▸ PROVIDED MATERIAL
★ ★ ★ ★ ★ ★ ★

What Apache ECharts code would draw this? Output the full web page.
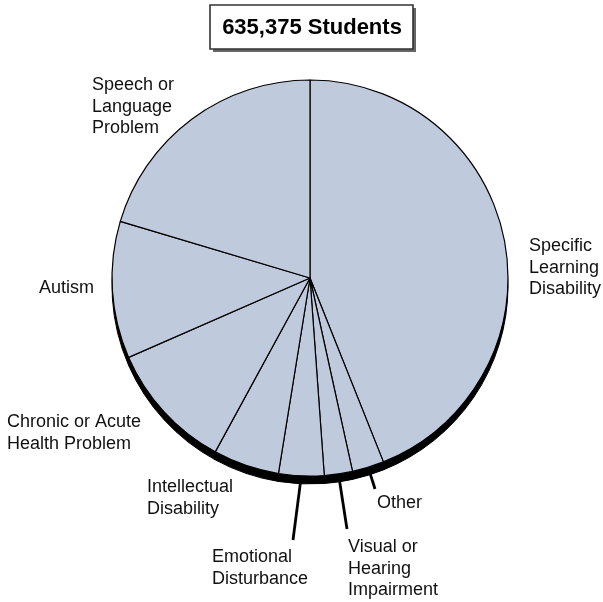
<!DOCTYPE html>
<html><head><meta charset="utf-8">
<script src="https://cdn.jsdelivr.net/npm/echarts@6/dist/echarts.min.js"></script>
<style>html,body{margin:0;padding:0;background:#fff}#c{width:603px;height:602px}</style>
</head><body><div id="c"></div>
<script>
// ---- data ----
const categories = [
  'Specific\nLearning\nDisability',
  'Other',
  'Visual or\nHearing\nImpairment',
  'Emotional\nDisturbance',
  'Intellectual\nDisability',
  'Chronic or Acute\nHealth Problem',
  'Autism',
  'Speech or\nLanguage\nProblem'
];
const shares = [44.0, 2.6, 2.3, 3.7, 5.4, 10.5, 11.2, 20.4];
const titleText = '635,375 Students';
const withLeader = [false, true, true, true, false, false, false, false];

// ---- layout ----
const labelPos = [[529,235],[377,492],[348,536],[212,546],[147,476],[7,411],[39,277],[92,74]];
const leaderEnd = [null,[375,489],[347,529],[293,540],null,null,null,null];

const FONT = '"Liberation Sans", Arial, Helvetica, sans-serif';
const chart = echarts.init(document.getElementById('c'), null, {renderer: 'canvas'});

const mainData = categories.map((c, i) => ({
  name: c, value: shares[i],
  labelLine: {show: withLeader[i]}
}));
const shadowData = categories.map((c, i) => ({name: c, value: shares[i]}));

chart.setOption({
  animation: false,
  backgroundColor: '#fff',
  graphic: [
    {type: 'rect', z: 0, shape: {x: 213, y: 8, width: 203, height: 44}, style: {fill: '#666'}},
    {type: 'rect', z: 1, shape: {x: 210, y: 5, width: 203, height: 44}, style: {fill: '#fff', stroke: '#333', lineWidth: 1.6}}
  ],
  title: {
    text: titleText,
    left: 312, top: 17, textAlign: 'center',
    padding: 0,
    z: 10,
    textStyle: {fontFamily: FONT, fontSize: 22, fontWeight: 'bold', color: '#000'}
  },
  series: [
    {
      type: 'pie', silent: true, z: 1,
      center: [310, 286], radius: 198,
      startAngle: 90, clockwise: true,
      data: shadowData,
      label: {show: false}, labelLine: {show: false},
      itemStyle: {color: '#000', borderColor: '#000', borderWidth: 1}
    },
    {
      type: 'pie', z: 2,
      center: [310, 278], radius: 198,
      startAngle: 90, clockwise: true,
      avoidLabelOverlap: false,
      data: mainData,
      itemStyle: {color: '#bfcadc', borderColor: '#000', borderWidth: 1.2},
      label: {
        show: true, position: 'outside',
        fontFamily: FONT, fontSize: 18, lineHeight: 21.7, color: '#111'
      },
      labelLine: {show: false, length: 12, length2: 0, lineStyle: {color: '#000', width: 2.8}},
      labelLayout: function (p) {
        const i = p.dataIndex;
        const q = labelPos[i];
        const out = {x: q[0], y: q[1], align: 'left', verticalAlign: 'top'};
        if (leaderEnd[i] && p.labelLinePoints) {
          out.labelLinePoints = [p.labelLinePoints[0], leaderEnd[i], leaderEnd[i]];
        }
        return out;
      }
    }
  ]
});
</script></body></html>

★ ★ ★ ★ ★ ★ ★

▸ EXERCISE TASK
Quote all the lines above exactly as given. Do not include the pictures.

▸ RESULT OF THIS TASK
What Apache ECharts code would draw this? Output the full web page.
<!DOCTYPE html>
<html><head><meta charset="utf-8">
<script src="https://cdn.jsdelivr.net/npm/echarts@6/dist/echarts.min.js"></script>
<style>html,body{margin:0;padding:0;background:#fff}#c{width:603px;height:602px}</style>
</head><body><div id="c"></div>
<script>
// ---- data ----
const categories = [
  'Specific\nLearning\nDisability',
  'Other',
  'Visual or\nHearing\nImpairment',
  'Emotional\nDisturbance',
  'Intellectual\nDisability',
  'Chronic or Acute\nHealth Problem',
  'Autism',
  'Speech or\nLanguage\nProblem'
];
const shares = [44.0, 2.6, 2.3, 3.7, 5.4, 10.5, 11.2, 20.4];
const titleText = '635,375 Students';
const withLeader = [false, true, true, true, false, false, false, false];

// ---- layout ----
const labelPos = [[529,235],[377,492],[348,536],[212,546],[147,476],[7,411],[39,277],[92,74]];
const leaderEnd = [null,[375,489],[347,529],[293,540],null,null,null,null];

const FONT = '"Liberation Sans", Arial, Helvetica, sans-serif';
const chart = echarts.init(document.getElementById('c'), null, {renderer: 'canvas'});

const mainData = categories.map((c, i) => ({
  name: c, value: shares[i],
  labelLine: {show: withLeader[i]}
}));
const shadowData = categories.map((c, i) => ({name: c, value: shares[i]}));

chart.setOption({
  animation: false,
  backgroundColor: '#fff',
  graphic: [
    {type: 'rect', z: 0, shape: {x: 213, y: 8, width: 203, height: 44}, style: {fill: '#666'}},
    {type: 'rect', z: 1, shape: {x: 210, y: 5, width: 203, height: 44}, style: {fill: '#fff', stroke: '#333', lineWidth: 1.6}}
  ],
  title: {
    text: titleText,
    left: 312, top: 17, textAlign: 'center',
    padding: 0,
    z: 10,
    textStyle: {fontFamily: FONT, fontSize: 22, fontWeight: 'bold', color: '#000'}
  },
  series: [
    {
      type: 'pie', silent: true, z: 1,
      center: [310, 286], radius: 198,
      startAngle: 90, clockwise: true,
      data: shadowData,
      label: {show: false}, labelLine: {show: false},
      itemStyle: {color: '#000', borderColor: '#000', borderWidth: 1}
    },
    {
      type: 'pie', z: 2,
      center: [310, 278], radius: 198,
      startAngle: 90, clockwise: true,
      avoidLabelOverlap: false,
      data: mainData,
      itemStyle: {color: '#bfcadc', borderColor: '#000', borderWidth: 1.2},
      label: {
        show: true, position: 'outside',
        fontFamily: FONT, fontSize: 18, lineHeight: 21.7, color: '#111'
      },
      labelLine: {show: false, length: 12, length2: 0, lineStyle: {color: '#000', width: 2.8}},
      labelLayout: function (p) {
        const i = p.dataIndex;
        const q = labelPos[i];
        const out = {x: q[0], y: q[1], align: 'left', verticalAlign: 'top'};
        if (leaderEnd[i] && p.labelLinePoints) {
          out.labelLinePoints = [p.labelLinePoints[0], leaderEnd[i], leaderEnd[i]];
        }
        return out;
      }
    }
  ]
});
</script></body></html>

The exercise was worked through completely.